Opened 10 years ago
Closed 10 years ago
#683 closed task (fixed)
employ the curated org vocab for the organisation facet
Reported by: | xnrn@gmx.net | Owned by: | |
---|---|---|---|
Priority: | major | Milestone: | VLO-3.1 |
Component: | VLO importer | Version: | |
Keywords: | Cc: | Twan Goosen |
Description
employ the (already curated) organisations vocabulary for the normalization of the organisation facet.
The data could be either requested via the API
but it seems much more efficient to fetch a dump (via OAI-PMH convert it accordingly and inject it either as a PostProcesssor? or into Solr's configuration (SOLR synonyms).
Attachments (1)
Change History (7)
comment:1 Changed 10 years ago by
Cc: | Twan Goosen added |
---|
comment:3 Changed 10 years ago by
Resolution: | fixed |
---|---|
Status: | closed → reopened |
The solution can be currently previewed at the VLO-dev-instance of Leipzig
However the solution is unsatisfactory. Testing with the notorious "MPI, Nijmegen" case, we still find 18 variants with "psycholing" in it pertaining to this very entity.

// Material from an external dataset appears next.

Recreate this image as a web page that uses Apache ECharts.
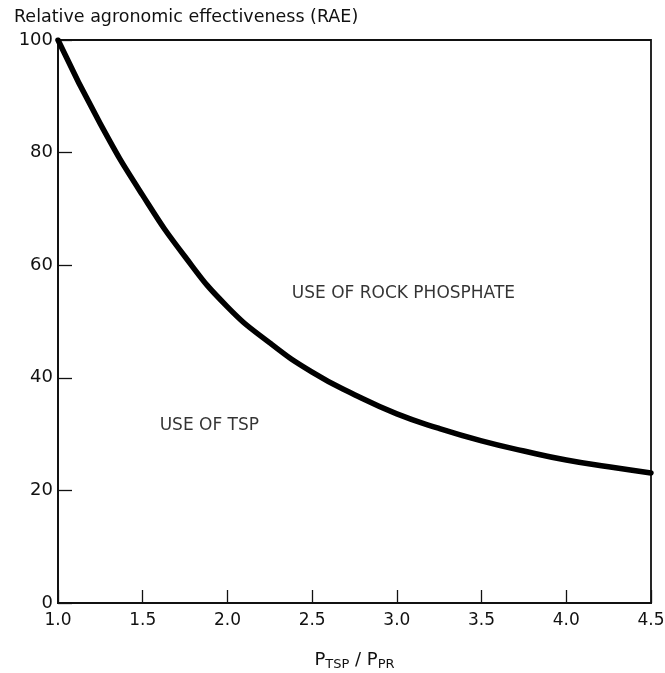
<!DOCTYPE html>
<html>
<head>
<meta charset="utf-8">
<script src="https://cdn.jsdelivr.net/npm/echarts@6/dist/echarts.min.js"></script>
<style>html,body{margin:0;padding:0;background:#fff;}#c{width:665px;height:673px;}</style>
</head>
<body>
<div id="c"></div>
<script>
// Data
const ratioPrice = [1.0, 1.25, 1.5, 1.75, 2.0, 2.25, 2.5, 2.75, 3.0, 3.25, 3.5, 3.75, 4.0, 4.25, 4.5];
const raeValues  = [100, 85.1, 72.4, 61.5, 52.6, 46.2, 41.0, 37.0, 33.6, 31.0, 28.8, 27.0, 25.4, 24.2, 23.1];
const xTickLabels = ['1.0','1.5','2.0','2.5','3.0','3.5','4.0','4.5'];
const yTickLabels = ['0','20','40','60','80','100'];
const annotationText = ['USE OF ROCK PHOSPHATE', 'USE OF TSP'];
const annotationX = [2.38, 1.60];
const annotationY = [55, 31.6];

const chart = echarts.init(document.getElementById('c'), null, {renderer: 'canvas'});
const font = 'DejaVu Sans';
const curve = ratioPrice.map((x, i) => [x, raeValues[i]]);
const notes = annotationText.map((t, i) => ({value: [annotationX[i], annotationY[i]], name: t}));

chart.setOption({
  animation: false,
  backgroundColor: '#fff',
  title: {
    text: 'Relative agronomic effectiveness (RAE)',
    left: 9, top: 3,
    textStyle: {fontFamily: font, fontSize: 17.5, fontWeight: 'normal', color: '#111'}
  },
  grid: {left: 58, top: 40, right: 14, bottom: 70, outerBoundsMode: 'none', containLabel: false,
    show: true, borderColor: '#111', borderWidth: 1.8, backgroundColor: 'transparent'},
  xAxis: {
    type: 'value', min: 1.0, max: 4.5, interval: 0.5,
    name: '{p|P}{s|TSP}{p| / P}{s|PR}',
    nameLocation: 'middle', nameGap: 46,
    nameTextStyle: {rich: {
      p: {fontFamily: font, fontSize: 18, color: '#111'},
      s: {fontFamily: font, fontSize: 13, color: '#111', verticalAlign: 'bottom', padding: [9, 0, 0, 0]}
    }},
    axisLine: {show: true, lineStyle: {color: '#111', width: 1.8}},
    axisTick: {show: true, inside: true, length: 13, lineStyle: {color: '#111', width: 1.3}},
    axisLabel: {fontFamily: font, fontSize: 17, color: '#111', margin: 9,
      formatter: v => xTickLabels[Math.round((v - 1.0) / 0.5)]},
    splitLine: {show: false}
  },
  yAxis: {
    type: 'value', min: 0, max: 100, interval: 20,
    axisLine: {show: true, lineStyle: {color: '#111', width: 1.8}},
    axisTick: {show: true, inside: true, length: 14, lineStyle: {color: '#111', width: 1.3}},
    axisLabel: {fontFamily: font, fontSize: 18, color: '#111', margin: 5,
      formatter: v => yTickLabels[Math.round(v / 20)]},
    splitLine: {show: false}
  },
  series: [
    {
      type: 'line', data: curve, smooth: 0.5, symbol: 'none',
      lineStyle: {color: '#000', width: 5.5, cap: 'round'}
    },
    {
      type: 'scatter', data: notes, symbolSize: 0,
      label: {show: true, position: 'right', distance: 0, formatter: p => p.name,
        fontFamily: font, fontSize: 17, color: '#000'}
    }
  ]
});
</script>
</body>
</html>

There is also a problem with the curation vocabulary itself: There are '''3''' Concepts/Organisations with "psycholing" in the name pertaining to MPI, Nijmegen, group 23 variations/spellings.
To add to the confusion in CLAVAS itself there are 4 different Concepts/Organisations? (see dump).
However even perfectly matching variations don't seem to be resolved, e.g.:
Max Planck Institute for Psycholinguistics (Nijmegen, Netherlands) (7) Max Planck Institute for Psycholinguistics, Nijmegen, NL (87)
Another issue is that certain variants appear in the facet-index multiple times!, e.g.:
Max Planck Institute for Psycholinguistics (MPI)
The proposition is to test with a a small hand-made vocabulary that only contains all the (currently) encountered variants of MPI, Nijmegen and unifies them all to one entity.
Changed 10 years ago by
Attachment: | MPI_Nijmegen_variants.txt added |
---|
manually compiled synonyms-file just for all the encountered variants of MPI, Nijmegen
comment:4 Changed 10 years ago by
Postprocessing is now more tolerant of consecutive whitespaces in organames (r6000). Problems that still remain (based on "MPI for Psycholinguistics") are:
-missing variants in CLAVAS (but included in Matej's variants file)
-varying mappings for the same organisation in CLAVAS ("MPI for Psycholinguistics" -> "MPI for Psycholinguistics, MPG"; "Max Planck Institute for Psycholinguistics." -> "Max Planck Institute for Psycholinguistics")
-wrong variants in CLAVAS ("MPI" -> "MPI for Psycholinguistics, MPG")
comment:5 Changed 10 years ago by
Some corrections in the variants file (r6020), which should fix the problems for "MPI Nijmegen" (etc.).
If there are no objections I will close this ticket as the general approach has proven to be useful.
There all still many variant entries missing but this is not directly a VLO importer problem, but more a problem of completeness and quality of the CLAVAS vocabulary.
comment:6 Changed 10 years ago by
Resolution: | → fixed |
---|---|
Status: | reopened → closed |
Closing ticket as promised.